:: Job ::
Would you quote the material below from its first line through the line containing "const yTicks = [0, 10, 20, 30, 40, 50, 60];", exactly and with both ends included?

:: Given data ::

.....

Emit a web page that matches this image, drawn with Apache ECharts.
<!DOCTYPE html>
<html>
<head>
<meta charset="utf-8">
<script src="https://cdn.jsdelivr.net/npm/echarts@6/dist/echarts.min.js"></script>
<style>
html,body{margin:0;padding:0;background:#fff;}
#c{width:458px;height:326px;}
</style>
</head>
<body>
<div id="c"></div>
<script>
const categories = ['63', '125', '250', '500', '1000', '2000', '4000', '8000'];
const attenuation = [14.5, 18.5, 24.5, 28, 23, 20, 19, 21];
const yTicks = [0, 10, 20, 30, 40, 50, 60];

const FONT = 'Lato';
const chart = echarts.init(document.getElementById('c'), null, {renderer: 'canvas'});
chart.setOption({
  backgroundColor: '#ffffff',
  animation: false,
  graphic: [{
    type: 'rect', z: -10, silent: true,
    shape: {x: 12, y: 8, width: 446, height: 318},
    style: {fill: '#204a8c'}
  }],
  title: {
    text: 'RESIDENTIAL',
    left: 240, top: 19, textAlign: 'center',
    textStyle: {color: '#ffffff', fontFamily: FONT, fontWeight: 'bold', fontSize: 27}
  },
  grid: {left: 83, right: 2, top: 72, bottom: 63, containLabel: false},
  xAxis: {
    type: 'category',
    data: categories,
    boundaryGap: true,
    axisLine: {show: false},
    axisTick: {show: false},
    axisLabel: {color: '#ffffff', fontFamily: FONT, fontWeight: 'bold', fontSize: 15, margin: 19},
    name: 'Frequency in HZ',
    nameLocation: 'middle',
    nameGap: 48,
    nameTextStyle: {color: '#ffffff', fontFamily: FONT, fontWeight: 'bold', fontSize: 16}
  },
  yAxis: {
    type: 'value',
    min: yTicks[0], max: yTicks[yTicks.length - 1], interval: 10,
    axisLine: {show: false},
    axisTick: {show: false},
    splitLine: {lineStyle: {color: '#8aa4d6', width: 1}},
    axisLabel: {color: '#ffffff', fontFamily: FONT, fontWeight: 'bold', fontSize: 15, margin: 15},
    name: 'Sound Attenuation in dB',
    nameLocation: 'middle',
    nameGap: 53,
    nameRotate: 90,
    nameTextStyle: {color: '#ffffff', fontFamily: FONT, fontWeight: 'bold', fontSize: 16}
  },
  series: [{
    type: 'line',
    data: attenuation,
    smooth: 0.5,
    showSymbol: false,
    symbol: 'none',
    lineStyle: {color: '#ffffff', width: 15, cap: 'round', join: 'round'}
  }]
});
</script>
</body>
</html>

.....

:: The solution ::
Emit a web page that matches this image, drawn with Apache ECharts.
<!DOCTYPE html>
<html>
<head>
<meta charset="utf-8">
<script src="https://cdn.jsdelivr.net/npm/echarts@6/dist/echarts.min.js"></script>
<style>
html,body{margin:0;padding:0;background:#fff;}
#c{width:458px;height:326px;}
</style>
</head>
<body>
<div id="c"></div>
<script>
const categories = ['63', '125', '250', '500', '1000', '2000', '4000', '8000'];
const attenuation = [14.5, 18.5, 24.5, 28, 23, 20, 19, 21];
const yTicks = [0, 10, 20, 30, 40, 50, 60];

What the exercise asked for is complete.